Greg Cwik of Vulture gave the episode a 3 star rating out of 5 and wrote, "While adequately crafted and replete with keen performances, particularly Richard Armitage's tortured turn as Dolarhyde, 'And the Woman Clothed in Sun' is probably the least memorable episode of the season. Not much happens, and what does happen is rendered forgettable by director Guillermo Navarro, who helmed Contorno, my least favorite episode of the season so far. Writer Don Mancini has a gleefully perverse sense of humor that fits Hannibal like a blood-splattered glove, but Navarro lacks a distinctive style and can't seem to imbue any mystery or meaning into his imagery. And there are a handful of scenes that should've been chilling in this episode." Kayti Burt of Den of Geek gave the episode a 3 star rating out of 5 and wrote, "Hannibal delivers its second somewhat scattered episode in a row with 'And the Woman Clothed in the Sun'. This episode meandered, but not in the hypnotically compelling way Hannibal so often pulls off. It is a fine line, perhaps one dependent on novelty. Here, the novelty has worn off." Nick McHatton of TV Fanatic gave the episode a 4 star rating out of 5 and wrote, "Another excellent episode, with strong performances by EVERYONE, and with a great look into the lives of Francis Dolarhyde and Bedelia Du Maurier."

Emma Dibdin of Digital Spy wrote, "For the first time in Hannibal history, we have an episode in which neither Hannibal Lecter nor Will Graham are the protagonist.

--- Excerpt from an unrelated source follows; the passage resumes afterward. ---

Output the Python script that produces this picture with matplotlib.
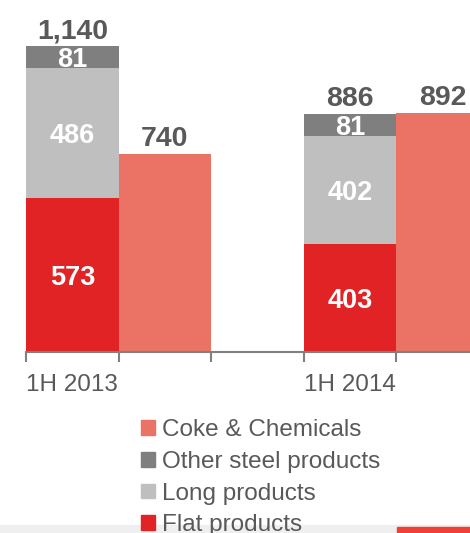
import numpy as np
import matplotlib.pyplot as plt
from matplotlib.patches import Patch, Rectangle

plt.rcParams['font.family'] = ['Liberation Sans', 'DejaVu Sans']

# data
periods = ['1H 2013', '1H 2014']
flat = [573, 403]
long_ = [486, 402]
other = [81, 81]
totals = [1140, 886]
coke = [740, 892]

c_flat = '#e12326'
c_long = '#bfbfbf'
c_other = '#7f7f7f'
c_coke = '#ea7365'
c_text = '#595959'

fig = plt.figure(figsize=(4.7, 5.33), dpi=100)
# axes runs past the right edge, like the cropped slide
ax = fig.add_axes([26 / 470, 181 / 533, 463 / 470, 352 / 533])

x_steel = np.array([0, 3])
x_coke = x_steel + 1

ax.bar(x_steel, flat, width=1, color=c_flat)
ax.bar(x_steel, long_, width=1, bottom=flat, color=c_long)
bottom_other = np.array(flat) + np.array(long_)
ax.bar(x_steel, other, width=1, bottom=bottom_other, color=c_other)
ax.bar(x_coke, coke, width=1, color=c_coke)

lbl = dict(ha='center', va='center_baseline', color='white', fontsize=19.5,
           fontweight='bold')
for i, x in enumerate(x_steel):
    ax.text(x, flat[i] / 2, str(flat[i]), **lbl)
    ax.text(x, flat[i] + long_[i] / 2, str(long_[i]), **lbl)
    ax.text(x, bottom_other[i] + other[i] / 2, str(other[i]), **lbl)
    ax.text(x, totals[i] + 31, f'{totals[i]:,}', ha='center', va='baseline',
            color=c_text, fontsize=20.5, fontweight='bold')
    ax.text(x_coke[i], coke[i] + 28, f'{coke[i]:,}', ha='center', va='baseline',
            color=c_text, fontsize=20.5, fontweight='bold')

ax.set_xlim(-0.5, 4.5)
ax.set_ylim(0, 1313)
ax.set_xticks([-0.5, 0.5, 1.5, 2.5, 3.5, 4.5])
ax.set_xticklabels([])
ax.set_xticks(x_steel, minor=True)
ax.set_xticklabels(periods, minor=True)
ax.tick_params(axis='x', which='major', length=7, width=1.5, color='#808080')
ax.tick_params(axis='x', which='minor', length=0, pad=16, labelsize=17.5,
               labelcolor=c_text)
ax.set_yticks([])
for s in ['top', 'right', 'left']:
    ax.spines[s].set_visible(False)
ax.spines['bottom'].set_color('#808080')
ax.spines['bottom'].set_linewidth(1.5)

# slide footer strip (behind the legend text)
fig.patches.append(Rectangle((0, 0), 1, 8 / 533, transform=fig.transFigure,
                             color='#efefef', zorder=1))
fig.patches.append(Rectangle((397 / 470, 0), 73 / 470, 6 / 533, transform=fig.transFigure,
                             color='#ee4036', zorder=2))

handles = [Patch(color=c_coke), Patch(color=c_other), Patch(color=c_long), Patch(color=c_flat)]
names = ['Coke & Chemicals', 'Other steel products', 'Long products', 'Flat products']
leg = fig.legend(handles, names, loc='upper left', bbox_to_anchor=(129 / 470, 1 - 407 / 533),
                 frameon=False, fontsize=17.5, labelcolor=c_text, handlelength=0.55,
                 handleheight=0.55, handletextpad=0.3, labelspacing=0.40, borderpad=0)
leg.set_zorder(5)

fig.savefig('out.png', dpi=100)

That role is occupied very distinctly by Francis Dolarhyde, who is at various moments throughout '... And The Woman Clothed in Sun' paralleled with both Hannibal and Will, emerging as a kind of twisted composite of both men." Adam Lehrer of Forbes wrote, "...'And the Woman Clothed in Sun' uses awareness of self and awareness of others as a springboard to show us the essential differences in Will and Francis Dolarhyde's characters. In both of their cases, Hannibal acts as the unfettered id, seeking to bring out the true monster in both men. But, Will isn't a monster. Will was lost at the beginning of the season, but as the years have passed he has realized that Hannibal is essentially wrong about him. Bedelia, in this episode, tells Will that she sees his compassion, and it is the compassion that drives him. She represents all the people in Will's life, other than Hannibal Lecter, that see his goodness. And in Will's case, that is the correct assessment. He needed to be reminded of this fact before squaring off with Hannibal to take down Dolarhyde."